Little Sun Back Here : un projet évolutif en trois moments
Le soleil façonne nos vies. Par sa course perpétuelle, il rythme notre quotidien, agit sur notre corps et régule notre environnement. Son va-et-vient au-dessus de l’horizon, entre apparitions et disparitions, organise nos journées et structure notre existence. À l’occasion du Prix culturel Manor Valais 2019, l’exposition sur le travail de Flurina Badel (*1983 à Lavin, GR) & Jérémie Sarbach (*1991 à Binn, VS) s’organise autour du thème du soleil. Elle se présente en trois volets : le premier au Musée d’art du Valais à Sion, le second dans le village de Binn (Vallée de Conches) et le troisième sous la forme d’un livre-objet.
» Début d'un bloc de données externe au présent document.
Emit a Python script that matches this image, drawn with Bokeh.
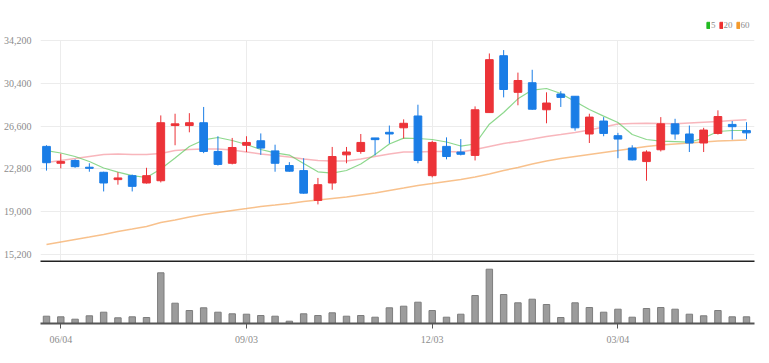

Notre relation au territoire et à la nature se situe au cœur des questionnements du duo d’artistes. Pour cette exposition, cette problématique est abordée à travers la rencontre du soleil et du bois. Et si la trajectoire du soleil était contrariée ? Sa lumière recréée artificiellement ? L’ordre naturel inversé ? Nos repères en seraient-ils bouleversés ?
Un solarium détourné de son usage habituel, un grenier désaxé et une publication qui véhicule une part du soleil : ces trois éléments de l’exposition questionnent notre rapport à la nature et à la technologie, à l’authenticité et à l’artificialité, à la durabilité et à l’éphémère. En jouant avec le pouvoir de transformation du soleil, Flurina Badel & Jérémie Sarbach brouillent les frontières entre la nature et l’artifice, déjouent l’ordre des choses et bousculent notre perception de la temporalité. Leurs installations créent des inversions et des décalages dans notre relation à l’environnement : ce qui paraissait central devient périphérique, ce que nous croyions être à l’arrière-plan se voit projeté au-devant de notre paysage mental. Dans cet univers un peu surréaliste où les enjeux de proximité se réinventent, c’est toute la perspective classique qui est remise en question, qu’elle soit écologique ou relationnelle.
Une exposition en trois volets
Un solarium au Musée d’art du Valais
L’espace d’exposition temporaire nommé Au Quatrième se transforme en un véritable atelier où se réinvente la lumière du soleil. Au sein même du Musée d’art, cette installation évoluera de novembre 2019 à novembre 2020 autour d’un mélèze de cinq mètres de long. Débité en planches, ce tronc d’arbre sera soumis chaque jour aux rayons ultraviolets d’un solarium. Sous l’action des lampes UV, la surface du bois fraîchement coupé se teintera d’une patine. Comme une peau qui bronze au soleil de façon accélérée, les planches seront marquées par les indices du temps. Tel un gisant, l’arbre coupé devient un corps dans ce solarium détourné de son usage habituel. Mais une empreinte, sorte de « tatouage », apparaîtra peu à peu sur le bois, révélant une matière organique toujours vivante, en évolution permanente.
L’espace muséal, – lieu par excellence de conservation du patrimoine où les rayonnements UV, nocifs pour les œuvres, sont particulièrement redoutés –, devient soudain un lieu de création où une lumière solaire artificielle façonne l’œuvre en temps réel. Une installation in situ qui évolue sous nos yeux et s’invente durant toute la durée de l’exposition.
Un grenier désaxé à Binn
Au cœur du village de Binn, un ancien grenier se présente avec ses trois façades en mélèze orientées à l’est, au sud et à l’ouest, colorées par le soleil au fil des siècles. Seule sa façade nord, peu exposée à la lumière, a été épargnée par cette coloration. Badel/Sarbach ont soumis la bâtisse à une rotation de 180 degrés, de façon à exposer sa façade nord en plein soleil et à la faire « bronzer » progressivement. Dès lors, ce grenier « retourné » sur lui-même trouble le regard ; il invite à voir et à suivre, par le brunissement lent du bois, le passage du temps. En faisant pivoter le grenier sur son axe, les artistes perturbent le paysage de façon subtile, sans effectuer d’ajouts ou de soustractions. Dissident, leur geste questionne le conformisme et s’amuse à déjouer l’ordre des choses.
Un calendrier solaire
Le duo présente également un livre-objet : un calendrier solaire pour l’année 2021 qui retranscrit au jour le jour la trajectoire du soleil au-dessus de l’atelier des deux artistes, situé à Guarda (Grisons). Chaque jour, un feuillet à détacher donnera à éprouver physiquement le passage du temps. A l’heure des technologies de géolocalisation et de mesures météorologiques, le choix délibéré d’un objet papier, tangible, rappelle le bois dont il est issu et que l’on retrouve dans les différentes parties du projet artistique de Badel/Sarbach.